REQUIRED TASK: Find the lines below that contain the string "image". Copy each one.

INFORMATION SUPPLIED:
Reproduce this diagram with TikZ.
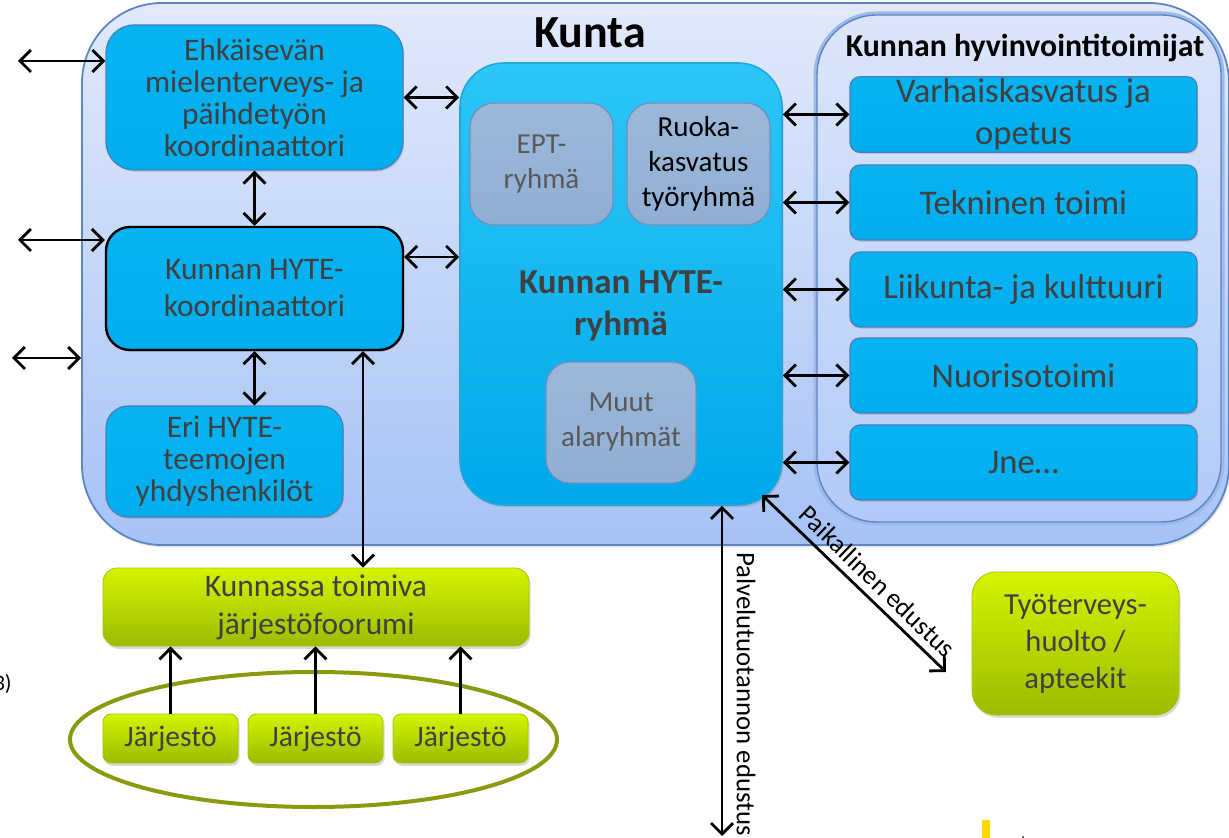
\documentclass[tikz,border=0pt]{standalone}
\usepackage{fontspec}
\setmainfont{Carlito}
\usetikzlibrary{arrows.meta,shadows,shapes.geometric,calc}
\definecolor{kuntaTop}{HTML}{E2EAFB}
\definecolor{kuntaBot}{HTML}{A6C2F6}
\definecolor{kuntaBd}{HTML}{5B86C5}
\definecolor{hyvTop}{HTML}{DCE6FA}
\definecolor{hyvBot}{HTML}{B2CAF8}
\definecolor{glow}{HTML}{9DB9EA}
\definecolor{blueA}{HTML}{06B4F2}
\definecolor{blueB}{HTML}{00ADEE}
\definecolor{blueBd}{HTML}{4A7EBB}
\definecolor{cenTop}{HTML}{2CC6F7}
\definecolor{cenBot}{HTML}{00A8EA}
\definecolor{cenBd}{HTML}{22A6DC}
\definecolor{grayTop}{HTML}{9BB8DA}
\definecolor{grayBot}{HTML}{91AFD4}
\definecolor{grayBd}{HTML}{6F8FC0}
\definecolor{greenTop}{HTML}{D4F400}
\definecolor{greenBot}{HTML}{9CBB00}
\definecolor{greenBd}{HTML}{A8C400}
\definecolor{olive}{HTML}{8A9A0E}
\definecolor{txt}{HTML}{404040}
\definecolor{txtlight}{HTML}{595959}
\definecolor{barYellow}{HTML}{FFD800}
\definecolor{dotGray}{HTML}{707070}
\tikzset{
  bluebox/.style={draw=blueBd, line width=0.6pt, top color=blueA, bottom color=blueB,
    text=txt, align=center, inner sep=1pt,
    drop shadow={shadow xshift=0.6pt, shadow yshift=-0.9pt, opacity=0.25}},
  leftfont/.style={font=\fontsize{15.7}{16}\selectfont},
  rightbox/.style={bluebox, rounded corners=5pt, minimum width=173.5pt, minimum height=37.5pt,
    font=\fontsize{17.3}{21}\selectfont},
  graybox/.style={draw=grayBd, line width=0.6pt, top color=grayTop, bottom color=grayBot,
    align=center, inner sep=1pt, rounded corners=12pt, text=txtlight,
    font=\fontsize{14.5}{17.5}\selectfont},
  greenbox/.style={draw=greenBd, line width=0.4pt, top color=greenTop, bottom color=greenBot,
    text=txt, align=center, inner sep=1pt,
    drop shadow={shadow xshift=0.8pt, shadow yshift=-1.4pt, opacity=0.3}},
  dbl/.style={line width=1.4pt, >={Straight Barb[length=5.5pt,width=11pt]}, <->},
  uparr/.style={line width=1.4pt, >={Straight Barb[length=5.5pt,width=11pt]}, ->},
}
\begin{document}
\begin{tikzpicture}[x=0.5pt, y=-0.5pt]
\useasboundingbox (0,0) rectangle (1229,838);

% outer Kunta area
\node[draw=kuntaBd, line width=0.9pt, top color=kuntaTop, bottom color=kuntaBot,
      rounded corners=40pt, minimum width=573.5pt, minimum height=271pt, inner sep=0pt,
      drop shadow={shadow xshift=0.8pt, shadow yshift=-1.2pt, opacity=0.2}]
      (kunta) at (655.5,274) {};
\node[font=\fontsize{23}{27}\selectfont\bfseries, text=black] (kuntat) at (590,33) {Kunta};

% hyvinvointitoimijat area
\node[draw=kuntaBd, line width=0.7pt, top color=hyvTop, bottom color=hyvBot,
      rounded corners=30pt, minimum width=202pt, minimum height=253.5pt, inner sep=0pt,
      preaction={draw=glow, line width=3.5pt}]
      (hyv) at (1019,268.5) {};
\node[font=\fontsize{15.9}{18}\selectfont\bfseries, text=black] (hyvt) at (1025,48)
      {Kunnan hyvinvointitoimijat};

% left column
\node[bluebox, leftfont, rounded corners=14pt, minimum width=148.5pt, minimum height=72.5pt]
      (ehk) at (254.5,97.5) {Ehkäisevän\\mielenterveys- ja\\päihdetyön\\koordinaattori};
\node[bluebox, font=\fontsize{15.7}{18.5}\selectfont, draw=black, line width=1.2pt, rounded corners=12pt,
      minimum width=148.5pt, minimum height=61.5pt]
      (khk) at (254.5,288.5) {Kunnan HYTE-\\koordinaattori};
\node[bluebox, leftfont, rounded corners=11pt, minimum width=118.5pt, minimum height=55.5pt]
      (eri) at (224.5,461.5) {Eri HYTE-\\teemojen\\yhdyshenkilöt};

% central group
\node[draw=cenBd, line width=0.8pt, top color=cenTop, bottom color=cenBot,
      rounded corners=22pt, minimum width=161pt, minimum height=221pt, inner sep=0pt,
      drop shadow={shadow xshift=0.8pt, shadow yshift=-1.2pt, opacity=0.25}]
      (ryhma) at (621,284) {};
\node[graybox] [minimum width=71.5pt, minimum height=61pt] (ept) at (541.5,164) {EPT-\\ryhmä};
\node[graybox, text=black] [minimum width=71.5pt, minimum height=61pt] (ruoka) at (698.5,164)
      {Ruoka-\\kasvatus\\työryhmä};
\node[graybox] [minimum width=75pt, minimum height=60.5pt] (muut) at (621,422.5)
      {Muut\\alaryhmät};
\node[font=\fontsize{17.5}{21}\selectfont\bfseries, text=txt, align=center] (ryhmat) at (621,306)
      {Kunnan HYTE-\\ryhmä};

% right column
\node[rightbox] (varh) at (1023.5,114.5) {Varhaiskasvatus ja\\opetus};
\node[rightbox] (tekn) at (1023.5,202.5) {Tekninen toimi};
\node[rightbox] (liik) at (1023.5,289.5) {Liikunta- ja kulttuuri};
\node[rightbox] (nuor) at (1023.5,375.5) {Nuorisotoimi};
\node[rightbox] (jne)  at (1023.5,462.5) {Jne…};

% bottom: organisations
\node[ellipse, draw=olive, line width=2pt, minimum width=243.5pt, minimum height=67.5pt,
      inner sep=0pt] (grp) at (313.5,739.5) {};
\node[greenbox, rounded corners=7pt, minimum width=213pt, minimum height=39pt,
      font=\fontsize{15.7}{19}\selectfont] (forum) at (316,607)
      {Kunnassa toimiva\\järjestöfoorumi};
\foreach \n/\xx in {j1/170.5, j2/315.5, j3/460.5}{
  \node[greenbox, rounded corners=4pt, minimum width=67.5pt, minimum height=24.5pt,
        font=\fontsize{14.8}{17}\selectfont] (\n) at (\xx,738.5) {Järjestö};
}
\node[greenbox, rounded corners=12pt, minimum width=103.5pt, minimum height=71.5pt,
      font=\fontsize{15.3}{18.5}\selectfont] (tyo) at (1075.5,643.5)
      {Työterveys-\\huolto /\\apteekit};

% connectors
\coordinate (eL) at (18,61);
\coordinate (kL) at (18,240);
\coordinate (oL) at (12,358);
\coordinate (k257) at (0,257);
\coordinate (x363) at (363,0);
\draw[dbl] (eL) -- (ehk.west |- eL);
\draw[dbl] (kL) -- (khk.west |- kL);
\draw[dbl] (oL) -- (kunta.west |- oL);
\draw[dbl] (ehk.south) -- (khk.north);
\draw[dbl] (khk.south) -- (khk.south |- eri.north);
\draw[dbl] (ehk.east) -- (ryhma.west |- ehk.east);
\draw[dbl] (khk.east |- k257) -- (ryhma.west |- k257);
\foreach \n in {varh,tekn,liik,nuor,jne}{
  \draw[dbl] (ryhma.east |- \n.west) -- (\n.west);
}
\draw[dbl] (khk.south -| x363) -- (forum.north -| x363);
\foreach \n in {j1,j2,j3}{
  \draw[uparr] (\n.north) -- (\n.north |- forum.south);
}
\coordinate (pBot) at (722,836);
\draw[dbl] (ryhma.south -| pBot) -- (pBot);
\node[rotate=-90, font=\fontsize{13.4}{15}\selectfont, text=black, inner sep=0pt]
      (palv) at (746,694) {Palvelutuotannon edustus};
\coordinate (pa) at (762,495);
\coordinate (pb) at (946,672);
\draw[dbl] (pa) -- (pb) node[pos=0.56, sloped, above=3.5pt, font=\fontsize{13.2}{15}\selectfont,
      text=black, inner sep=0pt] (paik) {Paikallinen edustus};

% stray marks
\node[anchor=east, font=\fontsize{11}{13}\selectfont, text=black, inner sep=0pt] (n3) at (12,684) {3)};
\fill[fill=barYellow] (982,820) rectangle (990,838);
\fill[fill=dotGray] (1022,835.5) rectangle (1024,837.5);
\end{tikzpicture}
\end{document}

* * *

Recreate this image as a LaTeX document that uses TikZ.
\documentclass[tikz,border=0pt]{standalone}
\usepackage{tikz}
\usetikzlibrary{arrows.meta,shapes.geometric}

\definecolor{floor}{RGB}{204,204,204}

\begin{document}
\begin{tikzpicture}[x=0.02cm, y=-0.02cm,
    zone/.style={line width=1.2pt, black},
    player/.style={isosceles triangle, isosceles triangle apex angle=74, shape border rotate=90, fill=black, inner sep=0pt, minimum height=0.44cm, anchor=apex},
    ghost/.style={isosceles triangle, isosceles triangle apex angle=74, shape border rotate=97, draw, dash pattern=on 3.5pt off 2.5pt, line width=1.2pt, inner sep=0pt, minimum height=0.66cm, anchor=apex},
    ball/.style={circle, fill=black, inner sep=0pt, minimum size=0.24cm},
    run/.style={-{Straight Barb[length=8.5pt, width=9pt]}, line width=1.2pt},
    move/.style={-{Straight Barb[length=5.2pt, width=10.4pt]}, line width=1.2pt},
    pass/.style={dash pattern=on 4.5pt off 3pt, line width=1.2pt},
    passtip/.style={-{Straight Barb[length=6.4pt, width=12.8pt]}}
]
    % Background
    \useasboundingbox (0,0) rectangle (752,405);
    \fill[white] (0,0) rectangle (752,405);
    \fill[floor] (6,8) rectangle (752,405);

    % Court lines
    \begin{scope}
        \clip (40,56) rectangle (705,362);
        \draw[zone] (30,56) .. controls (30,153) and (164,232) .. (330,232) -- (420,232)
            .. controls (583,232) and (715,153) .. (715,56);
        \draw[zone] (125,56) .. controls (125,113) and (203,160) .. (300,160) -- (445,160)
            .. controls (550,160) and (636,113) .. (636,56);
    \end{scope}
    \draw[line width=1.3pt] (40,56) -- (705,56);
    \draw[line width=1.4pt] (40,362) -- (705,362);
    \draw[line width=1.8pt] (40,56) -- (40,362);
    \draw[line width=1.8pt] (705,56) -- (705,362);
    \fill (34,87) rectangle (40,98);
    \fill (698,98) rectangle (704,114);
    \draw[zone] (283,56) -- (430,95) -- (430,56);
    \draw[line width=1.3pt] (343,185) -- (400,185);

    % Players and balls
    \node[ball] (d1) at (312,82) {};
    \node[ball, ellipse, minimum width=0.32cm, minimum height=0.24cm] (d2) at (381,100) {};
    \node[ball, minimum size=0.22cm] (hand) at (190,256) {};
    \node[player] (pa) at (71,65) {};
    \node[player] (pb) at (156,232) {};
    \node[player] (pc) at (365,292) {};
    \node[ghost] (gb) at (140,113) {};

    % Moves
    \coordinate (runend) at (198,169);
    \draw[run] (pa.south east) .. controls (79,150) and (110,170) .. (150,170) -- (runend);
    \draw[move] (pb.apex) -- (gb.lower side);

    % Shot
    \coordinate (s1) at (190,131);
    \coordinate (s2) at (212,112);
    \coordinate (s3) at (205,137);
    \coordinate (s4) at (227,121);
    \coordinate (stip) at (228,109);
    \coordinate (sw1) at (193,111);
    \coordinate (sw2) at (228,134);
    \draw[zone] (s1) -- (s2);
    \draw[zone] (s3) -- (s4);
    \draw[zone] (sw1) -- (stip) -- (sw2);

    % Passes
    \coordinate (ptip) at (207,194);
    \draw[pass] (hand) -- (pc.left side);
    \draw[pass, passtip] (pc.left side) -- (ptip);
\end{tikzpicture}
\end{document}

...

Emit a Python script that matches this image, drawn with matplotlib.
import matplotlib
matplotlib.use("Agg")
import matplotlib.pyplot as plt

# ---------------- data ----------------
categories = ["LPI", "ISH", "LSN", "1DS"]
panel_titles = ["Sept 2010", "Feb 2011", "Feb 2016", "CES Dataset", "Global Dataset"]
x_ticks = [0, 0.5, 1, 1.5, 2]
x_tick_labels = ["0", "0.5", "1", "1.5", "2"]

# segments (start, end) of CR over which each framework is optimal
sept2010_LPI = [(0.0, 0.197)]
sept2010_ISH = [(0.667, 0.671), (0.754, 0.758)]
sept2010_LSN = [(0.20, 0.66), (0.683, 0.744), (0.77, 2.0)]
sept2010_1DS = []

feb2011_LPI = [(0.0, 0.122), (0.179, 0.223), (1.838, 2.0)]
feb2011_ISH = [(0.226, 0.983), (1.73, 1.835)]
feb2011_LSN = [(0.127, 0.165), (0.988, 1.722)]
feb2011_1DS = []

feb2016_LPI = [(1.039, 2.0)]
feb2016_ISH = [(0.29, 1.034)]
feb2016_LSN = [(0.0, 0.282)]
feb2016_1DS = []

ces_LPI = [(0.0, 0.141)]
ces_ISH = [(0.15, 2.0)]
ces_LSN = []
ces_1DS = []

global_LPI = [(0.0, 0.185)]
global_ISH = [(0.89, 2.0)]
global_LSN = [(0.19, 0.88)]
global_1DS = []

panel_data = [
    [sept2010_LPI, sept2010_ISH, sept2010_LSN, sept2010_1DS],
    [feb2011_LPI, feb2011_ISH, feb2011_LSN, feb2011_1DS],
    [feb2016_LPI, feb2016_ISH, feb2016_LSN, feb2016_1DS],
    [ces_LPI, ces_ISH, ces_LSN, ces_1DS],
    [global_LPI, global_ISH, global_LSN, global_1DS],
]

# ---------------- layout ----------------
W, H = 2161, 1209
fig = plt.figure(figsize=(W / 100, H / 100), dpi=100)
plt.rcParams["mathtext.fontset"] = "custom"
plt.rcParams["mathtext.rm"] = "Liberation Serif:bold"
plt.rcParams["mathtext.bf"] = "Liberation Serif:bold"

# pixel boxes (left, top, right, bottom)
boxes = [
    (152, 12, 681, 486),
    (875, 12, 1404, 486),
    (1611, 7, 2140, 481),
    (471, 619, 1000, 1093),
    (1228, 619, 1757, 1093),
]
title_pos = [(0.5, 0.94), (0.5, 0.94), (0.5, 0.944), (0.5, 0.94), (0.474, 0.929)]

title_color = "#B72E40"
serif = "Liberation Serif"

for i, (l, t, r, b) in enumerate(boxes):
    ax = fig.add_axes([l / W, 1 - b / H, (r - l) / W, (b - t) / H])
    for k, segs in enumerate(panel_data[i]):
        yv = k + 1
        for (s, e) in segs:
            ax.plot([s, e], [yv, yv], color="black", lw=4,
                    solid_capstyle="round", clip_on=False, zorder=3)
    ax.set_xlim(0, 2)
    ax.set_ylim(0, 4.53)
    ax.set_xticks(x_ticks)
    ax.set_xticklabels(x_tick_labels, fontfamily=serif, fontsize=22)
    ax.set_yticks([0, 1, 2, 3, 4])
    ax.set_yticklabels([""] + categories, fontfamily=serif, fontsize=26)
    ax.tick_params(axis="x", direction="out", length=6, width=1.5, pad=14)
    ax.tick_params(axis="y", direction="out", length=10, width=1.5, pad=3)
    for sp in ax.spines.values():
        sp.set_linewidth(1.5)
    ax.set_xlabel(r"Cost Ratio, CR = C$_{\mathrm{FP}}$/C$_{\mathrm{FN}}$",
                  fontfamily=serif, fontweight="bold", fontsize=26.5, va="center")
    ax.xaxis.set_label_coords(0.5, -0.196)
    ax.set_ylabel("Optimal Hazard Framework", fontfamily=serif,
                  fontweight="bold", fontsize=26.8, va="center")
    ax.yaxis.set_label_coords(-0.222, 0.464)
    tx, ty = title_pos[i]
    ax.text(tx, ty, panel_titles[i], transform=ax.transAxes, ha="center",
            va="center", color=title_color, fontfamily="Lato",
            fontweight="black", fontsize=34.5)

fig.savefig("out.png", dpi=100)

COMPLETED EXERCISE:
Recreate this image as a LaTeX document that uses TikZ.
Emit a Python script that matches this image, drawn with matplotlib.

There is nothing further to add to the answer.